According to CNN, under current Virginia law, anyone who has been convicted of a felony loses their right to vote, serve on a jury and run for public office. The state’s Constitution gives the governor the power to restore those civil rights. Previously, former felons had to finish serving “active supervision,” including parole or probation, before they were allowed to have their rights restored. Northam’s new action means that ex-felons who have been released from prison but are still on supervision can now vote.
On Tuesday, the governor said that it's unfair to keep these rights away from former felons. “Probationary periods can last for years. But that’s also time in which a person is living in the community, rebuilding their lives,” Northam said. “They should be able to exercise those civil rights, even if they are still under supervision.”
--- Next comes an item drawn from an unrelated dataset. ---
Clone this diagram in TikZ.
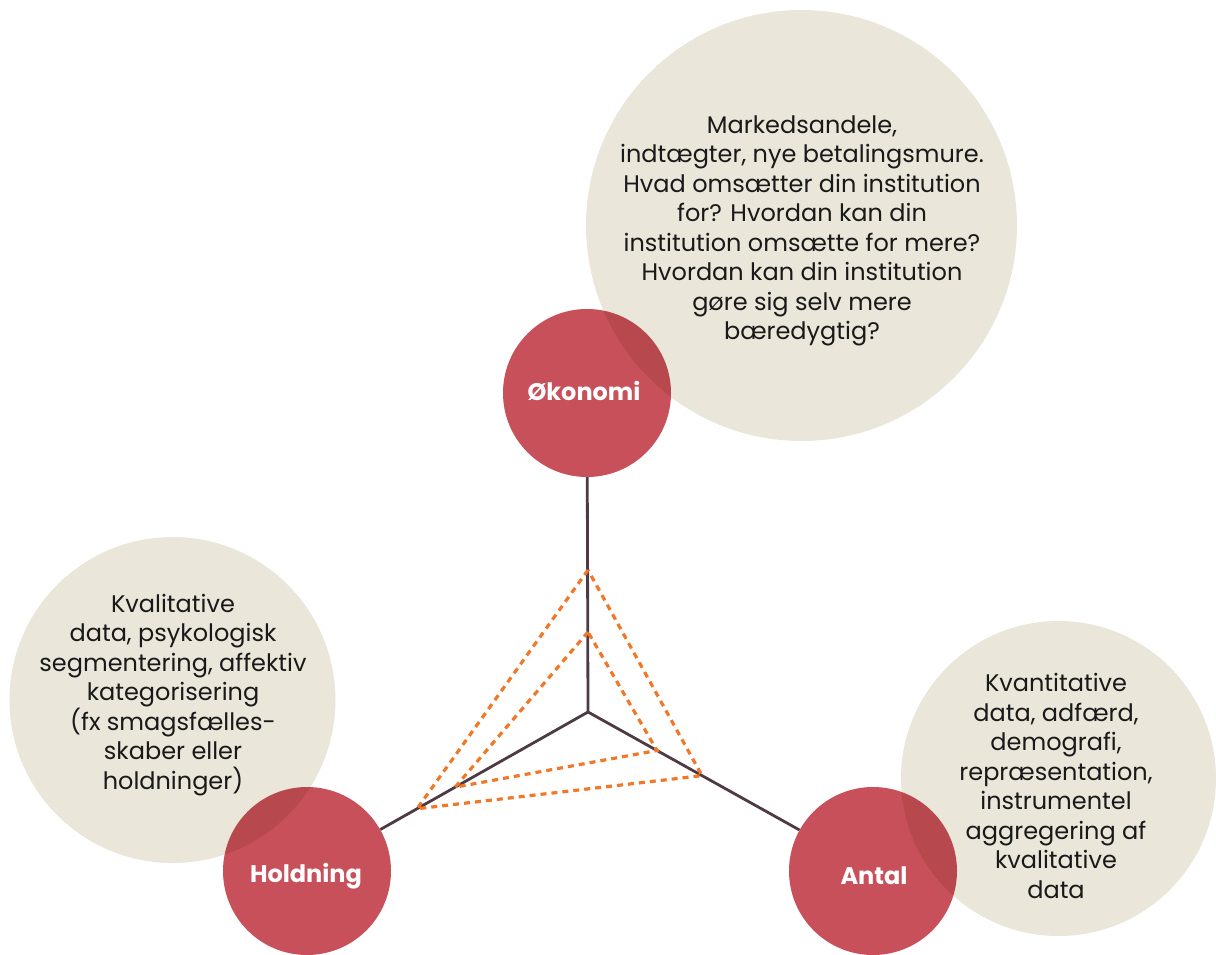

“Letting these folks vote or exercise other civil rights isn’t a threat to public safety,” he added. “We’re a Commonwealth that believes in second chances. And we believe in forgiveness. We want people to move forward — not be tied down by the mistakes of their past.”
Kelly Thomasson, Virginia’s secretary of the commonwealth, did not have the demographic data for the 69,045 former felons whose rights were restored, but she believes they shouldn't be punished forever because of a “mistake” they made.
“We’re making a kind of a technical change that has a big impact,” Thomasson said Tuesday morning. “You don’t deserve to permanently have these rights stripped away because of a mistake you made. It’s about treating people equally and fairly.”
With Tuesday’s announcement, Northam has restored the voting rights for more than 111,000 people during his time in office.